>>>>>
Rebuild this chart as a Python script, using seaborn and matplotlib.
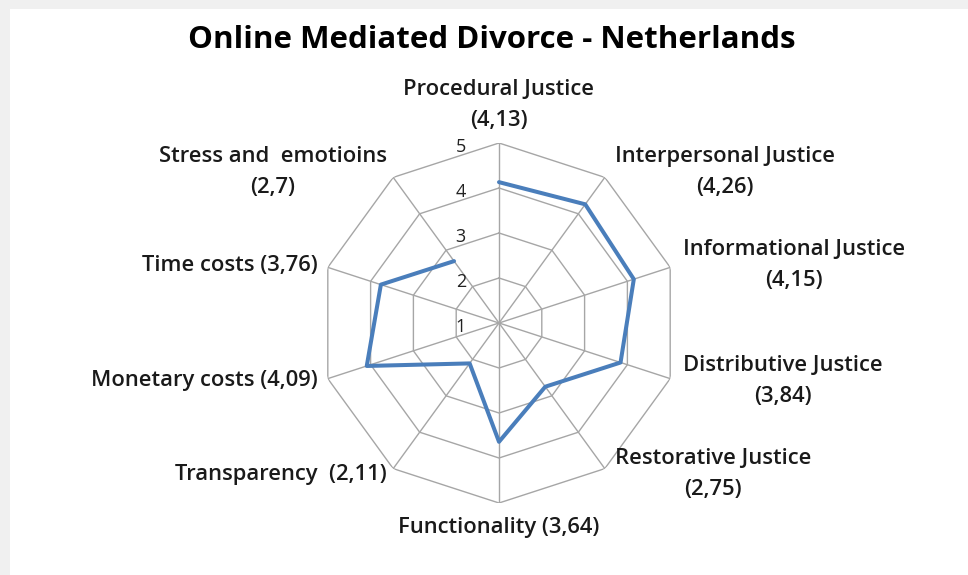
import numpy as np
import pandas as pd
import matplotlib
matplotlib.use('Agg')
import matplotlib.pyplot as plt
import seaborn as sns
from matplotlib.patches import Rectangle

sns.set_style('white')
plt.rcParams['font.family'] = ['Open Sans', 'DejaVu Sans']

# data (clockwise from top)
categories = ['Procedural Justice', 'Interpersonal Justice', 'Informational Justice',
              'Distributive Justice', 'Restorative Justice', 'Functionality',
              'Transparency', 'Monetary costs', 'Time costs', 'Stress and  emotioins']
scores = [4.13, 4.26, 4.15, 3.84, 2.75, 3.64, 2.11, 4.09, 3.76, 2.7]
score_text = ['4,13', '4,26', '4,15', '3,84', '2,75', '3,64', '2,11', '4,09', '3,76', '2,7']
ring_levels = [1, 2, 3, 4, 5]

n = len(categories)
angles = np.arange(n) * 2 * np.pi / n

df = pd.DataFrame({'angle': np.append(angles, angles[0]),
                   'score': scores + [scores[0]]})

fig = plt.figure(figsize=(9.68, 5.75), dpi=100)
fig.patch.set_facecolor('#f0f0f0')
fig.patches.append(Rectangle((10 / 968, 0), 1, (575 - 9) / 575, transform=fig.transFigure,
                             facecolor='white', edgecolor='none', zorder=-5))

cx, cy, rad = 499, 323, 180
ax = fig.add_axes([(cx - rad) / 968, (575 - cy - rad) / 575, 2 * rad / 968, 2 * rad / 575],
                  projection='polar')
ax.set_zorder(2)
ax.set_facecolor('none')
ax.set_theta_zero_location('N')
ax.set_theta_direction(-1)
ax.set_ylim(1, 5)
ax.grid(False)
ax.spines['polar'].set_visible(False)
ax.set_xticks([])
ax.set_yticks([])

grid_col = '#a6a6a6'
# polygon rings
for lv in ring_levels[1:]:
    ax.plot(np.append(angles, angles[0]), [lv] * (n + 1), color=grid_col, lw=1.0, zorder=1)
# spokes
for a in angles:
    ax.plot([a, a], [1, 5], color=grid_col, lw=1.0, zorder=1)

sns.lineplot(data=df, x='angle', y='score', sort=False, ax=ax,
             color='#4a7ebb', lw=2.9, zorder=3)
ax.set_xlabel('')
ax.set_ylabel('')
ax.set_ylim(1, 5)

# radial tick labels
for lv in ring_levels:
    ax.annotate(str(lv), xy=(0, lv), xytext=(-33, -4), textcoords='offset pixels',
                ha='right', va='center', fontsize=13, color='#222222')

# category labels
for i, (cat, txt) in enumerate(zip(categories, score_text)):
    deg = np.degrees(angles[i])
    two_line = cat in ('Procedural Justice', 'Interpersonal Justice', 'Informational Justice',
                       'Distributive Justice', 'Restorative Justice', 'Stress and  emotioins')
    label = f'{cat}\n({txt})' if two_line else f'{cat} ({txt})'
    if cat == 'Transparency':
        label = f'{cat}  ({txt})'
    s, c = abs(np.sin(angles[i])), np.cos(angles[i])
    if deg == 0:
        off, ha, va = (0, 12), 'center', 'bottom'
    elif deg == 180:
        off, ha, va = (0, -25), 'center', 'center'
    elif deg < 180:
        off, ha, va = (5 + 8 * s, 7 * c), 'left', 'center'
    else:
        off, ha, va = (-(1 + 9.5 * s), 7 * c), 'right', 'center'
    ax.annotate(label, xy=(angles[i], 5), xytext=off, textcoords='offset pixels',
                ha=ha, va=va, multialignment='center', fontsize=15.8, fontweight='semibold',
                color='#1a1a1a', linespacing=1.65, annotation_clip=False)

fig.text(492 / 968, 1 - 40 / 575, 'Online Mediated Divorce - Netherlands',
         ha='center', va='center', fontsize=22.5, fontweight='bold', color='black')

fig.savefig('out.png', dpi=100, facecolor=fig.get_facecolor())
<<<<<
Review the preceding data and report every line that includes the string "chart".

Rebuild this chart as a Python script, using seaborn and matplotlib.

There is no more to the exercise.